Il monologo si apre con un’indicazione temporale precisa: “Sono passate due settimane da quando l’ho perduto…”. Kathy è ancora immersa nel lutto, ma il modo in cui formula questa frase lascia intendere che sta cercando di razionalizzare il dolore, di dargli un confine. Segue poi l'immagine del “luogo dove sia raccolto tutto ciò che ho perso fin dagli anni dell'infanzia”, un’idea che ha il sapore della fiaba, quasi un’illusione infantile. Kathy immagina di poter vedere Tommy ancora una volta, come se tutto ciò che è stato portato via dalla vita esistesse ancora in un luogo nascosto. Ma subito dopo, si impone un limite: non voglio che la fantasia prenda il sopravvento, non posso permetterlo. Qui la sua maturità emerge con forza: non c’è spazio per l’illusione, solo per la consapevolezza di ciò che è stato.


La parte più significativa del monologo arriva con la riflessione sulla natura della loro esistenza: quello di cui non sono sicura è che le nostre vite siano tanto diverse da quelle delle persone che salviamo. Questa frase ribalta la prospettiva. Per tutto il film, i cloni sono stati trattati come esseri sacrificabili, con un destino segnato. Eppure, Kathy si chiede se la condizione umana sia davvero così diversa: anche chi non è nato per donare organi è comunque destinato a un percorso che si conclude inevitabilmente. La vita, in fondo, è un ciclo per tutti.


L’ultima frase, forse nessuno ha compreso veramente la propria vita, né sente di aver vissuto abbastanza, è l’accettazione definitiva.
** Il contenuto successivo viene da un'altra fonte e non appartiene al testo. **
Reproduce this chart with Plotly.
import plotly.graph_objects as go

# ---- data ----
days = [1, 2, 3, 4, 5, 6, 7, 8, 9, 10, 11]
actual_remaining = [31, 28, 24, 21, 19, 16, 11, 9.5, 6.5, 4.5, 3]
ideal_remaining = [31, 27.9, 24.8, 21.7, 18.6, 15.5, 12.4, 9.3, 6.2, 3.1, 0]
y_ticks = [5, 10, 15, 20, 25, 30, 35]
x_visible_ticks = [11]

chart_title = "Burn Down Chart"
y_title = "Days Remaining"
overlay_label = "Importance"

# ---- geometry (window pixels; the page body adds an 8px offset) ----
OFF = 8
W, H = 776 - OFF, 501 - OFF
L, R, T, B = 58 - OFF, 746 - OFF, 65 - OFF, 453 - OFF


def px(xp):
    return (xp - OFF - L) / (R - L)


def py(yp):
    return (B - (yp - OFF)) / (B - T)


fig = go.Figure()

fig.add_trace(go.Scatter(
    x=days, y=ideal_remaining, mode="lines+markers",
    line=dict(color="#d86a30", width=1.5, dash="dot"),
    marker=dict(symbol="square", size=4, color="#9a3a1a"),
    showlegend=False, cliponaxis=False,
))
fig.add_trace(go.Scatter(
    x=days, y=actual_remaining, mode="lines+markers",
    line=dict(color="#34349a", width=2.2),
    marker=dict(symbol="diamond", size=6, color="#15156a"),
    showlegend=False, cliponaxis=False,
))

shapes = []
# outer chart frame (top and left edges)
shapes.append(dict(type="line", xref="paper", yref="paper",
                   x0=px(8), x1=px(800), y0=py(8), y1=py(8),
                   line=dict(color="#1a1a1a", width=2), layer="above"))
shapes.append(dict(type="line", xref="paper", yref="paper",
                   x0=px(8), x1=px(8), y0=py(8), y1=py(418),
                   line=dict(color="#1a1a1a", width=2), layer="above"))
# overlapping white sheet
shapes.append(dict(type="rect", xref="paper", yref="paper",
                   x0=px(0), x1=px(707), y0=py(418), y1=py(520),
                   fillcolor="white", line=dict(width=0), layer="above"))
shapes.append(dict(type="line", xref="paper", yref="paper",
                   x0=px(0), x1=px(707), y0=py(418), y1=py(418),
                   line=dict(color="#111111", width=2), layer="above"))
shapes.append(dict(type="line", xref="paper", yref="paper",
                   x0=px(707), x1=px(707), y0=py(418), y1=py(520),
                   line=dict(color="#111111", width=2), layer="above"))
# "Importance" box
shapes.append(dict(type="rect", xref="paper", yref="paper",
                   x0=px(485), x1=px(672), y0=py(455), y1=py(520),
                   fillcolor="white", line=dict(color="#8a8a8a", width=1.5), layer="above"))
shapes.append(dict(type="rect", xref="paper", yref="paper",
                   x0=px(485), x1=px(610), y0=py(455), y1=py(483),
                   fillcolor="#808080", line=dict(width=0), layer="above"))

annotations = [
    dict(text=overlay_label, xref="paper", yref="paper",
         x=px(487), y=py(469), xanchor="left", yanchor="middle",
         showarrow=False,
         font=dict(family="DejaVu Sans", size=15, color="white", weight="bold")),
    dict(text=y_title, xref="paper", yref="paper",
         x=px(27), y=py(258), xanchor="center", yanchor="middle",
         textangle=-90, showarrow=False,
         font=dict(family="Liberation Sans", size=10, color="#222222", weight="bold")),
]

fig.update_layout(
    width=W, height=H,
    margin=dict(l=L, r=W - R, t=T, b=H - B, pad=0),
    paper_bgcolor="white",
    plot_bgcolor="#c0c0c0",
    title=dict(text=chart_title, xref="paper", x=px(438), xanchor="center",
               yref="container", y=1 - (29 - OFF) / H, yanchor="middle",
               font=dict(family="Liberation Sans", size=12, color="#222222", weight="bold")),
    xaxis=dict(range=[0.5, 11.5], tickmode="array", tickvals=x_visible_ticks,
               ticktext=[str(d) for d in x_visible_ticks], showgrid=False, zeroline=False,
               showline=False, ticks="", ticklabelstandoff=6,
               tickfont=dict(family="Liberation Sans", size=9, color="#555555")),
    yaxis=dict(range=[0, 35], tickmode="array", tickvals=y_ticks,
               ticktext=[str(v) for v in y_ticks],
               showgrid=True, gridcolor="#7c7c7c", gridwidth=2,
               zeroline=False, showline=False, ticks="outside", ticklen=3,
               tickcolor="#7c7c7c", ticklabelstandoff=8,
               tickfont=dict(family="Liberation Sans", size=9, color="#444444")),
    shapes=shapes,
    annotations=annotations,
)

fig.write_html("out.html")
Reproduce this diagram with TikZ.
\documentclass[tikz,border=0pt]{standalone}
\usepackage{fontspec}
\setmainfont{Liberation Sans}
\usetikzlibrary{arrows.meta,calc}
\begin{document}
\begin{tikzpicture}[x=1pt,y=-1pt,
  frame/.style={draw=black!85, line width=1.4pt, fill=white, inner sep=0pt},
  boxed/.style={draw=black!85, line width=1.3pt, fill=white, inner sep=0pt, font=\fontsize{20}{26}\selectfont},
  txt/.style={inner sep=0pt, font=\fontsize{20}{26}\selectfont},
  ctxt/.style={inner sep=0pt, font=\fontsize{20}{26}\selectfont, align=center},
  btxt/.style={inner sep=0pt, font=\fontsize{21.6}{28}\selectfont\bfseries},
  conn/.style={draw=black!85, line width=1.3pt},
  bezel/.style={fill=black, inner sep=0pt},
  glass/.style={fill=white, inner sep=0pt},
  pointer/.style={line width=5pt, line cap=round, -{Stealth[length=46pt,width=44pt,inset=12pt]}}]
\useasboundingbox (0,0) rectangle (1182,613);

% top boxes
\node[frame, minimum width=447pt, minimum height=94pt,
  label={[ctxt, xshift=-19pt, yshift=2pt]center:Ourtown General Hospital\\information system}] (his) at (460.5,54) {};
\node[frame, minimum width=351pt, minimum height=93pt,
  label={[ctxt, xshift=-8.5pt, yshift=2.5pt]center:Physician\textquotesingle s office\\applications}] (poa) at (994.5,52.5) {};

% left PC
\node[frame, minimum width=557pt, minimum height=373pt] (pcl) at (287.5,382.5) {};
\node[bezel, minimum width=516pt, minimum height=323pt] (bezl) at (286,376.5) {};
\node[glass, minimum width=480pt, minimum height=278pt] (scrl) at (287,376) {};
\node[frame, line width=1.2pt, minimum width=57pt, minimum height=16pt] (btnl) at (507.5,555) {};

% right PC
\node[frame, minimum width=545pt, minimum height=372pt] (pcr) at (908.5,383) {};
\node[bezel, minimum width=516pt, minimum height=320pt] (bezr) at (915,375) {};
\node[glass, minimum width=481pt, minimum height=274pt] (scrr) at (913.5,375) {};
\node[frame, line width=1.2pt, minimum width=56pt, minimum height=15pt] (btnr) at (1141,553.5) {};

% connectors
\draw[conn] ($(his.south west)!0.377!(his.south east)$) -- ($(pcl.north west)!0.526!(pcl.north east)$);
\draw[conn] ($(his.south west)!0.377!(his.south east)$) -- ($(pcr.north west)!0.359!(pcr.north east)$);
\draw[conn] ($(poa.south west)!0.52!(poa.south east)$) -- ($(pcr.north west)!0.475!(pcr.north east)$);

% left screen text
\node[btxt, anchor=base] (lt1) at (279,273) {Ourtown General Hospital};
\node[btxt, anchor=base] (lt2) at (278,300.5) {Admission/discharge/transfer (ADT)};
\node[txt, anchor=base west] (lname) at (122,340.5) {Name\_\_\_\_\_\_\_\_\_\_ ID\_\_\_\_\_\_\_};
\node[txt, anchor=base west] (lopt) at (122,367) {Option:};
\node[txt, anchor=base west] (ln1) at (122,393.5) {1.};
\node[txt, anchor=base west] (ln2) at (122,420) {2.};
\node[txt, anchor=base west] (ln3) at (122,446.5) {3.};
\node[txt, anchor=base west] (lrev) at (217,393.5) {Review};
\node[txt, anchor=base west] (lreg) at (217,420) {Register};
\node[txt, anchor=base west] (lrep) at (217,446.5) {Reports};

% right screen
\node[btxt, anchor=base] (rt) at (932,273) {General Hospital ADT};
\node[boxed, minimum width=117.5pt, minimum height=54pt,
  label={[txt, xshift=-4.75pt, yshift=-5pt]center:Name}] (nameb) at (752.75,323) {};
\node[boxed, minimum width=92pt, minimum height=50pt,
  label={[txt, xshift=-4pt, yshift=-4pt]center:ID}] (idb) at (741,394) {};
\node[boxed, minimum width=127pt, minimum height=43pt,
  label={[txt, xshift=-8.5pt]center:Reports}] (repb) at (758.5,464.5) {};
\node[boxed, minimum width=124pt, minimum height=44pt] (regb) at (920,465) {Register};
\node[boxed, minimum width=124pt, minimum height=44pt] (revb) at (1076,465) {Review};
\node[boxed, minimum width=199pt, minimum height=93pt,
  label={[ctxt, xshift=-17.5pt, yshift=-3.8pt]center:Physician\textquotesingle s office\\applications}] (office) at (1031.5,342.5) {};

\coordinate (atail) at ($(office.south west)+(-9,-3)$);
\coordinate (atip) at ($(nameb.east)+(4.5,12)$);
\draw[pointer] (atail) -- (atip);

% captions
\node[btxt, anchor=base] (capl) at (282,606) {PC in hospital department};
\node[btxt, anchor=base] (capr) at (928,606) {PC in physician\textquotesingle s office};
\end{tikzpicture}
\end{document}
Questo pensiero rende la condizione di Kathy e Tommy universale, portando il film oltre il suo contesto fantascientifico per parlare della mortalità in generale.

Conclusione

Carey Mulligan interpreta questo monologo con una delicatezza straordinaria, senza mai scivolare nel melodramma. Il suo tono è pacato, la sua voce non tradisce rabbia o disperazione, ma solo un’amarezza trattenuta. Il film si chiude su questa riflessione, lasciando lo spettatore con una domanda aperta: siamo davvero così diversi da Kathy?